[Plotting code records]
******************************

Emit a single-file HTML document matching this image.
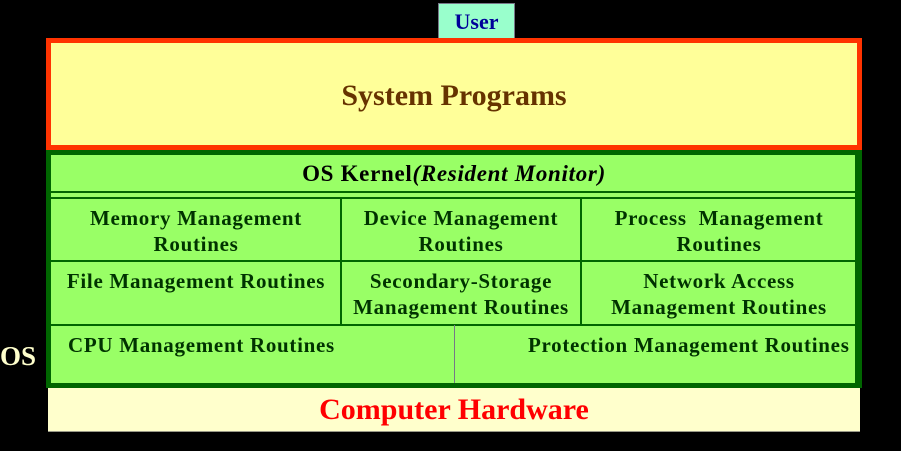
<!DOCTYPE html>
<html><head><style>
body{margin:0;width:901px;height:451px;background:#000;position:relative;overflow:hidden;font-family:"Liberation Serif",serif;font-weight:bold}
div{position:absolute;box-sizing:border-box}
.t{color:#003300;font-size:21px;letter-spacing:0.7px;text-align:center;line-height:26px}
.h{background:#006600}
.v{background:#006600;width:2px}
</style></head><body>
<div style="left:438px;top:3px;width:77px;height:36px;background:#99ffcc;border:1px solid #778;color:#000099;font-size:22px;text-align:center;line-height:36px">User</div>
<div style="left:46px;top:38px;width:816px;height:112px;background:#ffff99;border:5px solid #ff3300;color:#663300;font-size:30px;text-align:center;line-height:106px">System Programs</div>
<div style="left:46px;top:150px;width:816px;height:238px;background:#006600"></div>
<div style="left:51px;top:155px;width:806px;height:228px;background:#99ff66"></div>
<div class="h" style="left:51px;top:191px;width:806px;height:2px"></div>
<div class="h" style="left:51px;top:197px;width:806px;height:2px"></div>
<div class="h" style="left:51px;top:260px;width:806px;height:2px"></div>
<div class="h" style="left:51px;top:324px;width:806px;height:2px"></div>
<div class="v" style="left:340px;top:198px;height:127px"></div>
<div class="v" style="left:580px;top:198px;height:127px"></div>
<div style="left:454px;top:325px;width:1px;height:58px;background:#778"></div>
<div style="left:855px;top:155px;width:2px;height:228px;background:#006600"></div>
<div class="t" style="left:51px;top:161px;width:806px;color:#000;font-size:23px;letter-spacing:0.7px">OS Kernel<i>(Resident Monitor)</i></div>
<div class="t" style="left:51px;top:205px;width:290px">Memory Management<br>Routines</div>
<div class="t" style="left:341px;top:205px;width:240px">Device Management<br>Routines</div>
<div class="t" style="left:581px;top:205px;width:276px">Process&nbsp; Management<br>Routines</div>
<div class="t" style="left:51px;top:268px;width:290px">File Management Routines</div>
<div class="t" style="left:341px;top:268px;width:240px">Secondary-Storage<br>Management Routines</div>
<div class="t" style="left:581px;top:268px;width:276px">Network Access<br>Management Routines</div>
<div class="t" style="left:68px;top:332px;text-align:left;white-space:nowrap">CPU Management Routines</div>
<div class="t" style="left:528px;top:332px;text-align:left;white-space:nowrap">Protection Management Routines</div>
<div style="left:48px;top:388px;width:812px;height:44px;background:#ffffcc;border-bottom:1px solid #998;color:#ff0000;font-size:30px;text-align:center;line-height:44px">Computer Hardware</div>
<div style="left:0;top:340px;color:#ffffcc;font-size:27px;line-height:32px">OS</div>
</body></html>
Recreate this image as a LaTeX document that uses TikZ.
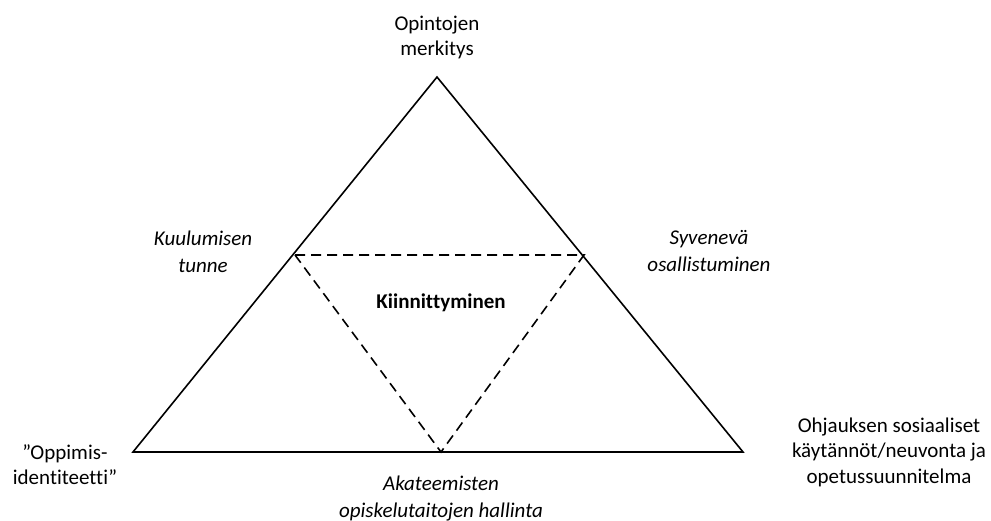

******************************

Given problem: Gather and return every line that holds the string "image".

Exercise response:
Emit a single-file HTML document matching this image.
Recreate this image as a LaTeX document that uses TikZ.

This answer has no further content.